I feel slightly squeamish when I run my arm under it and see much more of the crimson color. I hate blood, but there's not much I can do about that in this situation. I get over it though as my arm turns back to its normal pale color. Turning off the tap I release a big sigh because I know what's coming as I pull a white bottle down from the medicine cabinet. It's rubbing alcohol and I know this is going to hurt like hell, but I can't risk it getting infected. I've already waited a long time to clean it.

I open the top and hold my arm over the sink. I look at my reflection in the mirror and count to three before I let the clear liquid pour onto my forearm. I wince as the chemical enters my cut. It burns like someone's just dumped acid on my skin and I have to grit my teeth, but I don't make a sound as it cleans the open wound. Now that that's over I recap the rubbing alcohol and open up the first aid kit we have. I have to bandage the wound and normal bandaids aren't going to cut it.

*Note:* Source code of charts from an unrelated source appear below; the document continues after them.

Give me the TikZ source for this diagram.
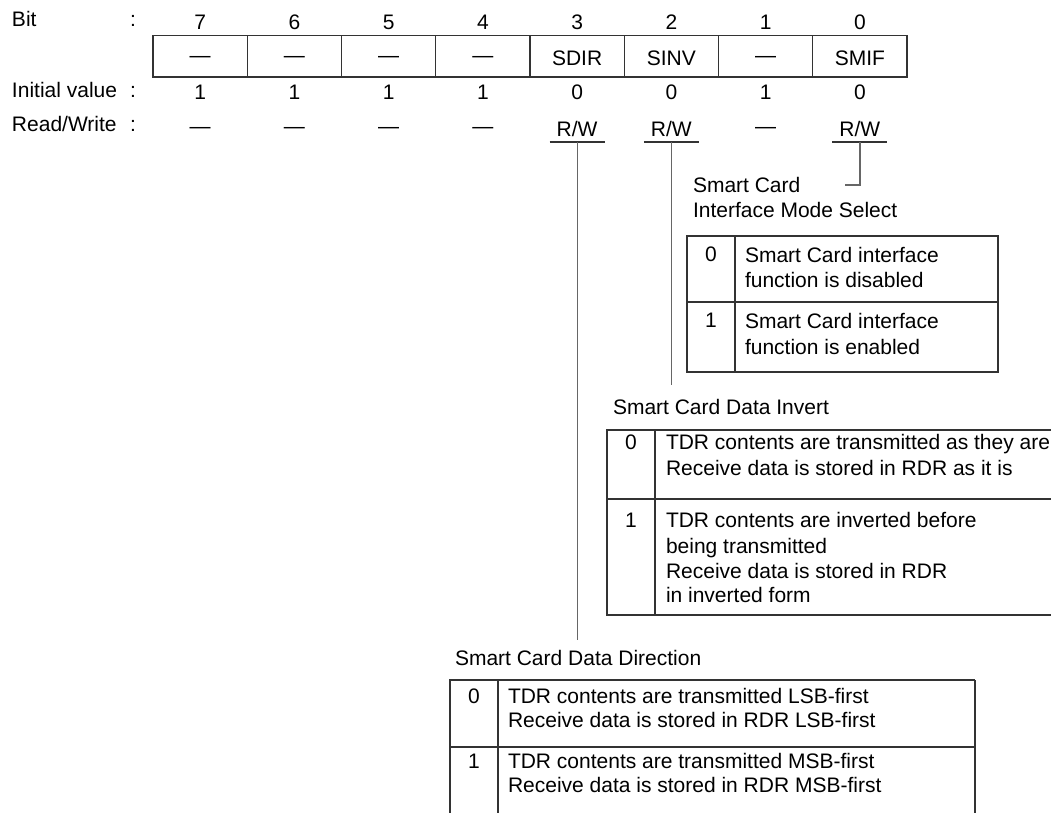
\documentclass[tikz,border=0pt]{standalone}
\usepackage{fontspec}
\setmainfont{Liberation Sans}
\begin{document}
\begin{tikzpicture}[x=0.75pt,y=-0.75pt,
  every node/.style={inner sep=0pt, outer sep=0pt, font=\fontsize{15.75pt}{18.75pt}\selectfont},
  txt/.style={anchor=base west},
  ctr/.style={anchor=base},
  cellbox/.style={draw=black!80, line width=1pt, anchor=north west, minimum width=70.69pt, minimum height=31.1pt},
  tbl/.style={draw=black!80, line width=1pt},
  conn/.style={draw=black!60, line width=0.9pt}]
\useasboundingbox (0,0) rectangle (1051,813);

% row labels
\node[txt] (lbit) at (12,27) {Bit};
\node[ctr] (cbit) at (133,27) {:};
\node[txt] (linit) at (12,98) {Initial value};
\node[ctr] (cinit) at (133,98) {:};
\node[txt] (lrw) at (12,132) {Read/Write};
\node[ctr] (crw) at (133,132) {:};

% register cells
\foreach \b [count=\k from 0] in {7,6,5,4,3,2,1,0}
  \node[cellbox] (cell\b) at ({153+\k*94.25},35.5) {};

% bit numbers
\foreach \b [count=\k from 0] in {7,6,5,4,3,2,1,0}
  \node[ctr] (num\b) at ({200.1+\k*94.25},30) {\b};

% field names
\foreach \t/\yy [count=\k from 0] in {—/63,—/63,—/63,—/63,SDIR/66,SINV/66,—/63,SMIF/66}
  \node[ctr] (fld\k) at ({200.1+\k*94.25},\yy) {\t};

% initial values
\foreach \t [count=\k from 0] in {1,1,1,1,0,0,1,0}
  \node[ctr] (ini\k) at ({200.1+\k*94.25},100) {\t};

% read/write
\foreach \t/\yy [count=\k from 0] in {—/134,—/134,—/134,—/134,{R/W}/137,{R/W}/137,—/134,{R/W}/137}
  \node[ctr] (rw\k) at ({200.1+\k*94.25},\yy) {\t};

% underlines under R/W
\coordinate (u3l) at (549.6,142); \coordinate (u3r) at (604.6,142);
\coordinate (u2l) at (643.9,142); \coordinate (u2r) at (698.9,142);
\coordinate (u0l) at (832.4,142); \coordinate (u0r) at (887.4,142);
\draw[tbl] (u3l) -- (u3r);
\draw[tbl] (u2l) -- (u2r);
\draw[tbl] (u0l) -- (u0r);

% connectors
\coordinate (t3) at (577.1,142); \coordinate (e3) at (577.1,640);
\coordinate (t2) at (671.4,142); \coordinate (e2) at (671.4,385);
\coordinate (t0) at (859.9,142); \coordinate (e0) at (845,185);
\draw[conn] (t3) -- (e3);
\draw[conn] (t2) -- (e2);
\draw[conn] (t0) |- (e0);

% SMIF description
\node[txt] (smifa) at (693,193) {Smart Card};
\node[txt] (smifb) at (693,218) {Interface Mode Select};
\draw[tbl] (687,236) rectangle (998,372);
\draw[tbl] (735,236) -- (735,372);
\draw[tbl] (687,302) -- (998,302);
\node[ctr] (smif0) at (711,262) {0};
\node[txt] (smif0a) at (745,263) {Smart Card interface};
\node[txt] (smif0b) at (745,288) {function is disabled};
\node[ctr] (smif1) at (711,328) {1};
\node[txt] (smif1a) at (745,329) {Smart Card interface};
\node[txt] (smif1b) at (745,354) {function is enabled};

% SINV description
\node[txt] (sinvl) at (613,415) {Smart Card Data Invert};
\draw[tbl] (1051,430) -- (607,430) -- (607,615) -- (1051,615);
\draw[tbl] (607,499) -- (1051,499);
\draw[tbl] (655,430) -- (655,615);
\node[ctr] (sinv0) at (631,450) {0};
\node[txt] (sinv0a) at (666,450) {TDR contents are transmitted as they are};
\node[txt] (sinv0b) at (666,475) {Receive data is stored in RDR as it is};
\node[ctr] (sinv1) at (631,527) {1};
\node[txt] (sinv1a) at (666,527) {TDR contents are inverted before};
\node[txt] (sinv1b) at (666,553) {being transmitted};
\node[txt] (sinv1c) at (666,578) {Receive data is stored in RDR};
\node[txt] (sinv1d) at (666,602) {in inverted form};

% SDIR description
\node[txt] (sdirl) at (455,665) {Smart Card Data Direction};
\draw[tbl] (975,680) -- (450,680) -- (450,813);
\draw[tbl] (450,747) -- (975,747);
\draw[tbl] (498,680) -- (498,813);
\draw[tbl] (975,680) -- (975,813);
\node[ctr] (sdir0) at (474,703) {0};
\node[txt] (sdir0a) at (508,703) {TDR contents are transmitted LSB-first};
\node[txt] (sdir0b) at (508,727) {Receive data is stored in RDR LSB-first};
\node[ctr] (sdir1) at (474,768) {1};
\node[txt] (sdir1a) at (508,768) {TDR contents are transmitted MSB-first};
\node[txt] (sdir1b) at (508,792) {Receive data is stored in RDR MSB-first};
\end{tikzpicture}
\end{document}
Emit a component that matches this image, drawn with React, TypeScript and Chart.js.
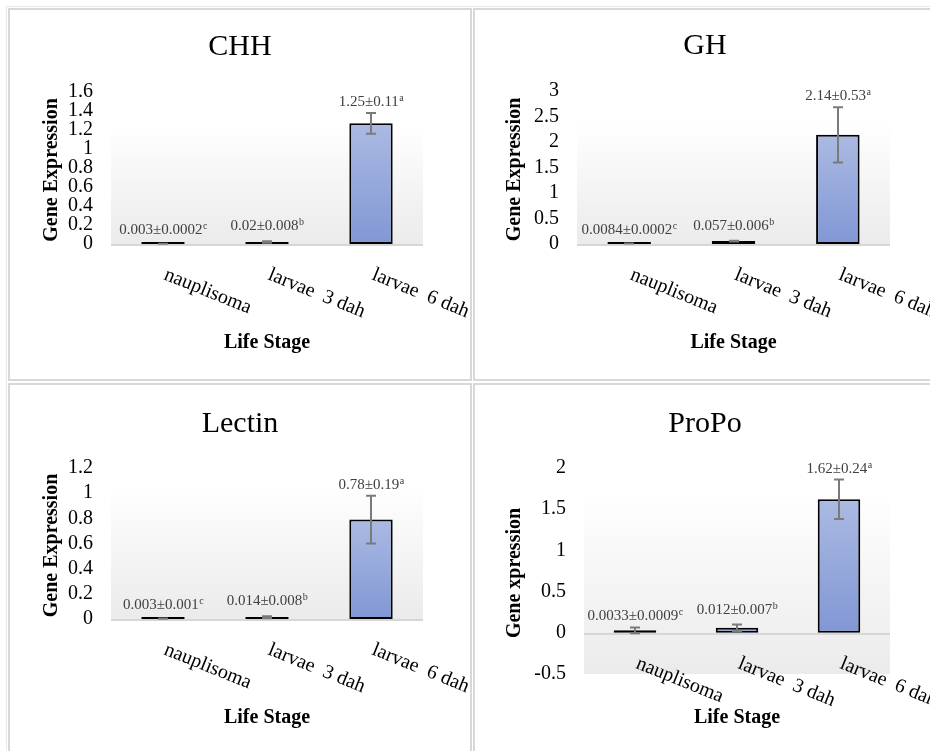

I glance at myself in the mirror while I wrap the bandage around my arm several times. I feel surprisingly calm while I do this almost like it's therapeutic for me. I cut a piece of medical tape once I'm done so it holds the wrapping in place. I look at my work and kind of like how it makes me look edgy. I'm actually wondering if I'll possibly have another scar once this is fully healed. Honestly, I'd have Ruby look at it since she's good in the medical field having studied under our school nurse Ms. Martin, but I can't risk it. I don't think I could make up a full proof excuse as to why I have such deep gashes running across my arm. I'm not letting any of my friends take the fall for me if I go under again, so until this heals I have to keep my injuries hidden. It sounds simple, but it's easier said than done.

After I put everything away I slink back to my bedroom and lock the door again. I slip into a black t-shirt and a pair of blue plaid pajama pants. I grab my black and white notebook, some glitter pens, a black sharpie, and a few pieces of loose-leaf paper. I sit with my legs crossed on my bed and I write under the light of my bedside lamp. I don't sleep at all and I'm not going to. I write until I hear my phone alarm go off at five-thirty the next morning.

I throw everything into my backpack, change into a green long-sleeved shirt and jeans, and I leave for school before my parents are even up.